И вот, наша вера сводилась как раз к этим таким небольшим эпизодам. Хотя одна из моих бабушек, бабушка Фекла, она была верующим человеком. Она никогда свою веру напоказ не выставляла, просто, когда я был у нее, она была тихой, смиренной, спокойной. Очень была воздержана в пище и в эмоциях.
О вере мы с ней не разговаривали. Когда мы были у нее дома, просто она была строже, чем родители, другая бабушка, тети, и так далее. Это было первое отличие. Второе: она, конечно, была менее разговорчивая. То есть, никогда не пыталась с нами играть, а как-то все было у нее тихо и спокойно.
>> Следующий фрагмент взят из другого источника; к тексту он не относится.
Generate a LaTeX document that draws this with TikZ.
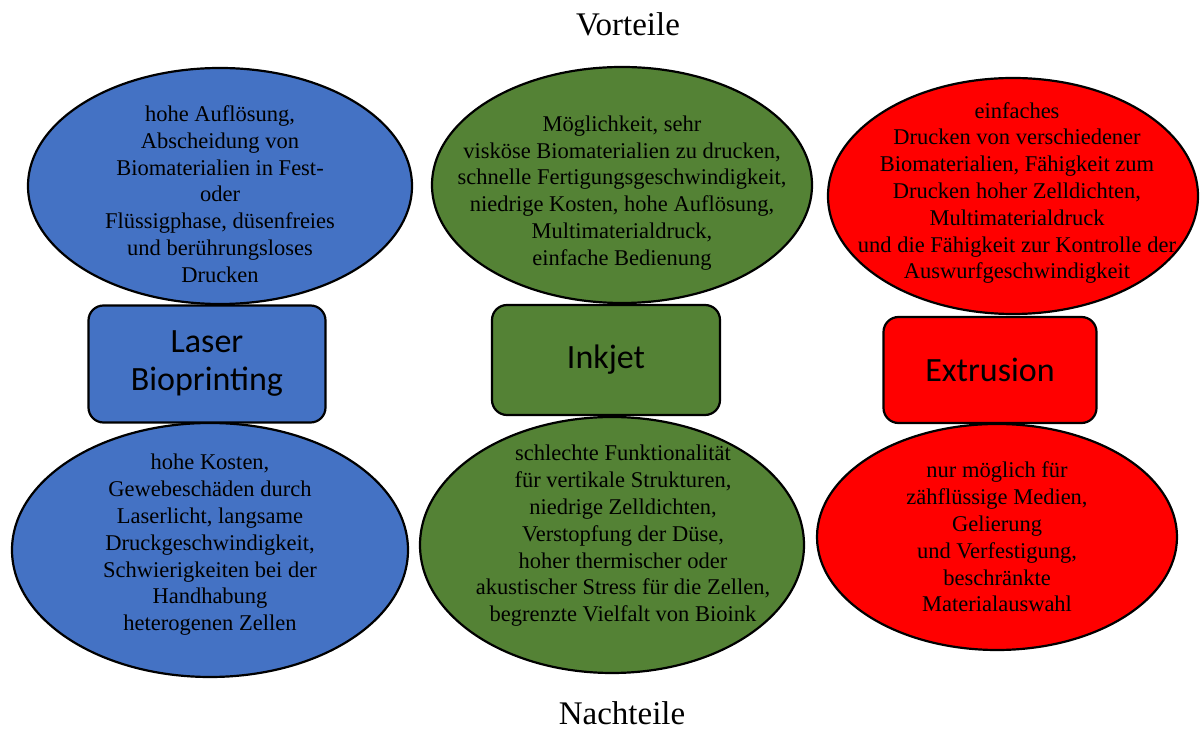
\documentclass[tikz,border=0pt]{standalone}
\usepackage{fontspec}
\setmainfont{Liberation Serif}
\newfontfamily\boxfont{Carlito}
\usepackage{tikz}
\usetikzlibrary{shapes.geometric}
\definecolor{laserblue}{HTML}{4472C4}
\definecolor{inkgreen}{HTML}{548235}
\definecolor{extred}{HTML}{FF0000}
\tikzset{
  ellpro/.style  = {draw, ellipse, line width=1.1pt, inner sep=0pt},
  blkmeth/.style = {draw, rounded corners=7.5pt, line width=1.1pt,
                    font=\boxfont\fontsize{17}{19}\selectfont,
                    align=center, inner sep=2pt},
  elltxt/.style  = {font=\fontsize{11.25}{13.4}\selectfont, align=center,
                    inner sep=0pt},
  headlbl/.style = {font=\fontsize{16.5}{20}\selectfont, inner sep=0pt},
}

\begin{document}
\begin{tikzpicture}[x=0.5pt, y=-0.5pt]
    \useasboundingbox (0,0) rectangle (1200,731);

    % Vorteile (oben)
    \node[ellpro, fill=laserblue, minimum width=192pt, minimum height=118pt] (laserPro) at (220,186) {};
    \node[ellpro, fill=inkgreen,  minimum width=190pt, minimum height=118pt] (inkPro)   at (622,185) {};
    \node[ellpro, fill=extred,    minimum width=185pt, minimum height=118pt] (extPro)   at (1013,196) {};

    % Nachteile (unten)
    \node[ellpro, fill=laserblue, minimum width=198pt, minimum height=127pt] (laserCon) at (210,550) {};
    \node[ellpro, fill=inkgreen,  minimum width=192pt, minimum height=128pt] (inkCon)   at (612,545) {};
    \node[ellpro, fill=extred,    minimum width=180pt, minimum height=113pt] (extCon)   at (997,537) {};

    % Verfahren
    \node[blkmeth, fill=laserblue, minimum width=118.5pt, minimum height=58.5pt] (laser) at (207,364) {Laser\\Bioprinting};
    \node[blkmeth, fill=inkgreen,  minimum width=114pt,   minimum height=55pt]   (inkjet) at (606,360) {Inkjet};
    \node[blkmeth, fill=extred,    minimum width=106.5pt, minimum height=53pt]   (extrusion) at (990,370) {Extrusion};

    % Texte
    \node[elltxt] (laserProTxt) at (220,194) {hohe Auflösung,\\Abscheidung von\\Biomaterialien in Fest-\\oder\\Flüssigphase, düsenfreies\\und berührungsloses\\Drucken};
    \node[elltxt] (inkProTxt) at (622,193) {Möglichkeit, sehr\\visköse Biomaterialien zu drucken,\\schnelle Fertigungsgeschwindigkeit,\\niedrige Kosten, hohe Auflösung,\\Multimaterialdruck,\\einfache Bedienung};
    \node[elltxt] (extProTxt) at (1017,193) {einfaches\\Drucken von verschiedener\\Biomaterialien, Fähigkeit zum\\Drucken hoher Zelldichten,\\Multimaterialdruck\\und die Fähigkeit zur Kontrolle der\\Auswurfgeschwindigkeit};
    \node[elltxt] (laserConTxt) at (210,545) {hohe Kosten,\\Gewebeschäden durch\\Laserlicht, langsame\\Druckgeschwindigkeit,\\Schwierigkeiten bei der\\Handhabung\\heterogenen Zellen};
    \node[elltxt] (inkConTxt) at (623,536) {schlechte Funktionalität\\für vertikale Strukturen,\\niedrige Zelldichten,\\Verstopfung der Düse,\\hoher thermischer oder\\akustischer Stress für die Zellen,\\begrenzte Vielfalt von Bioink};
    \node[elltxt] (extConTxt) at (997,537) {nur möglich für\\zähflüssige Medien,\\Gelierung\\und Verfestigung,\\beschränkte\\Materialauswahl};

    \node[headlbl] (vorteile)  at (628,24)  {Vorteile};
    \node[headlbl] (nachteile) at (622,713) {Nachteile};
\end{tikzpicture}
\end{document}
В более старшем возрасте мое отношение к вере не поменялось. Все было как раньше, только к походам на Рождество и на Пасху в Храм, чтобы поставить три свечки, добавилось еще купание в Крещенскую ночь. То есть, это все, что изменилось. Потому что я не знал, зачем Церковь, зачем Храмы, зачем священники. Зачем люди ходят и «убивают время». Зачем золотые купола, чаши, облачения, все эти кресты. И непонятно, когда Бог внутри, то есть, все, когда человека покрестили, значит все, он имеет какое-то общение, какое-то свое понимание. И мне казалось, что так и должно быть.
А все остальное – это какие-то такие институты, непонятно созданные, и пережитки старого. То есть, это для того, чтобы бабушки в платочках ходили, ну и собирались люди, которые там с какими-то трагедиями, там больные, без определенного места жительства. То есть, тем, кому тяжело, могли прийти куда-то, излить свою душу и получить какую-то помощь. То есть, мне всегда казалось, что это, конечно, глупо.
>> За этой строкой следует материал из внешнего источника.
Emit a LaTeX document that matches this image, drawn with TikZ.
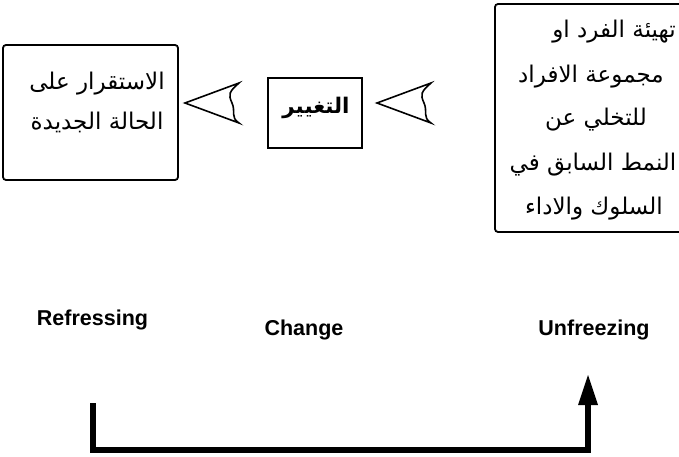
\documentclass[tikz,border=0pt]{standalone}
\usepackage{fontspec}
\setmainfont{Liberation Sans}
\newfontfamily\arabicfont[Script=Arabic]{DejaVu Sans}
\TeXXeTstate=1
\begin{document}
\begin{tikzpicture}[x=1pt,y=-1pt,
  box/.style={draw, line width=1.8pt, rounded corners=3pt, inner sep=0pt},
  corebox/.style={draw, line width=2.6pt, inner sep=0pt},
  artext/.style={inner sep=0pt, anchor=base, font=\arabicfont\fontsize{23}{26}\selectfont},
  entext/.style={inner sep=0pt, anchor=base, font=\bfseries\fontsize{21.5}{24}\selectfont},
  pointer/.style={draw, line width=1.6pt, line join=miter},
  bar/.style={line width=6pt}]
\useasboundingbox (0,0) rectangle (679,457);
\clip (0,0) rectangle (679,457);

% the three stage boxes
\node[box, minimum width=175pt, minimum height=135pt] (stable) at (90.5,112.5) {};
\node[corebox, minimum width=94pt, minimum height=70pt] (change) at (315,113) {};
\node[box, minimum width=195pt, minimum height=228pt] (prepare) at (592.5,118) {};

% texts of the stage boxes
\node[artext] (s1) at (97,90) {\beginR الاستقرار على\endR};
\node[artext] (s2) at (97,130) {\beginR الحالة الجديدة\endR};
\node[artext, font=\arabicfont\bfseries\fontsize{21.5}{24}\selectfont] (c1) at (316,114) {\beginR التغيير\endR};
\node[artext] (p1) at (614,38) {\beginR تهيئة الفرد او\endR};
\node[artext] (p2) at (591,83) {\beginR مجموعة الافراد\endR};
\node[artext] (p3) at (596,126) {\beginR للتخلي عن\endR};
\node[artext] (p4) at (593,171) {\beginR النمط السابق في\endR};
\node[artext] (p5) at (594,214) {\beginR السلوك والاداء\endR};

% open pointers between the boxes
\coordinate (t1) at (185,103);
\coordinate (t2) at (377,103);
\foreach \t in {t1,t2}
  \draw[pointer] (\t) -- ++(54,-20)
     .. controls +(-10,9) and +(-4,-9) .. ++(-7,20)
     .. controls +(4,9) and +(-9,-6) .. ++(7,20) -- cycle;

% stage names
\node[entext] (refreeze) at (92.5,325) {Refressing};
\node[entext] (chg) at (304,335) {Change};
\node[entext] (unfreeze) at (594,335) {Unfreezing};

% timeline bar with its arrow
\coordinate (la) at (93,403);
\coordinate (lb) at (93,450);
\coordinate (rb) at (588,450);
\coordinate (ra) at (588,405);
\coordinate (tip) at (588,375);
\draw[bar, line cap=butt] (la) -- (lb) -- (rb) -- (ra);
\fill (ra) ++(-10,0) -- (tip) -- ++(10,30) -- cycle;
\end{tikzpicture}
\end{document}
Что ему помогло перешагнуть через этот барьер. Я профессиональный пиарщик и маркетолог. И было интересно, что в конце двухтысячных годов и в начале десятых культивировалось, как бы, негативное отношение к РПЦ. По ряду причин. Мне казалось, почему профессиональные пиарщики не могут заняться этим и как-то улучшить имидж Церкви? Ведь это же все-таки какое-то сосредоточение святости. Это учитывая, что я вообще не понимал, что там происходит, и как это происходит.